Whereas thickness and porosity affect the reserves greatly, price is a dominant factor affecting production. While the BEG model shows the correlation between price and production, it suggests that price sensitivity is not overly dramatic, at least in the early phase of a formation’s development. This is because there are still many locations to drill in the better rock, explains Tinker, which is cost effective even at lower prices.
“Drilling in the better rock won’t last forever,” says Tinker, “but there are still a few more years of development remaining in the better rock quality areas.”
The data in the model stop at the end of 2010, after approximately 15,000 wells were drilled in the field. In the base case, the assessment forecasts another 13,000 wells would be drilled through 2030. In 2011 and 2012 more than 2,900 wells were actually drilled, in line with the forecast, leaving just over 10,000 wells remaining to be drilled through 2030 in the base case. Wells range widely in their ultimate recovery of natural gas, a factor the study takes into account.

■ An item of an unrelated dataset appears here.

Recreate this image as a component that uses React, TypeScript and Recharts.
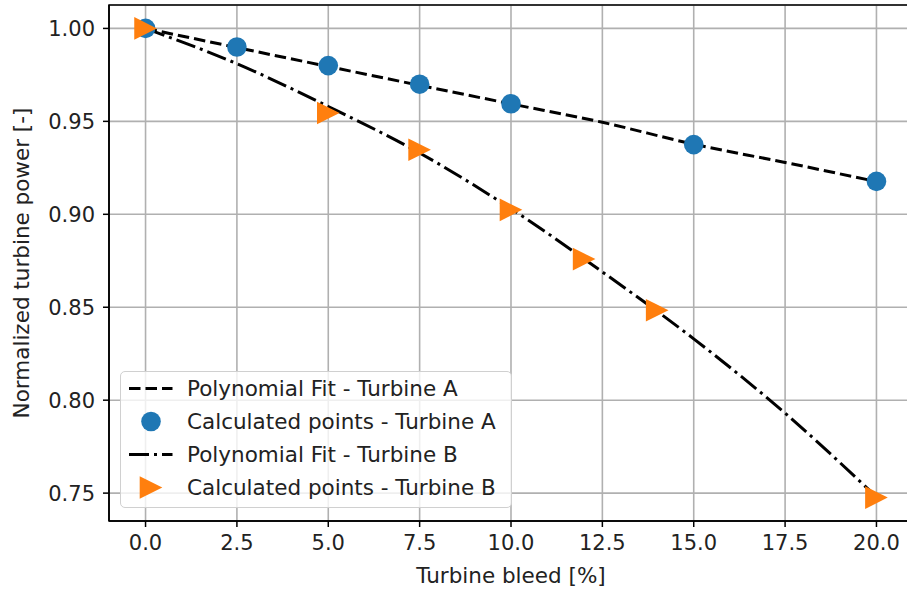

A new method of estimating production for each well, based on the physics of the system, was integral to the project and should offer a more accurate method of forecasting production declines in shale gas wells. This method, along with several other components in the work flow, has been submitted in several manuscripts to peer-reviewed journals.
The papers have already undergone a form of professional peer review built into the BEG research process. Before submitting the papers to journals, the BEG team invited an independent review panel with members from government, industry and academia to critique their research. At an open day for academics and industry scientists, 100 attendees were invited to offer additional feedback. Scientists and engineers from two of the larger producers in the Barnett — Devon Energy and ExxonMobil — offered critical feedback on the methodology during two in-house corporate review days. Finally, the BEG hired a private consulting firm to individually critique the draft manuscripts and offer suggestions for improvement of the work.
Overall, the rigorous assessment of the country’s second most productive shale gas formation reaffirms the transformative, long-term impact of shale and other unconventional reservoirs of oil and gas on U.S. energy markets.
Tinker compares the expansion of hydrocarbon reserves from shale gas to the expansion of global oil reserves from deep-water exploration that has happened in the past several decades.
“Drilling into unconventional reserves is potentially analogous to offshore oil in terms of impact,” Tinker says.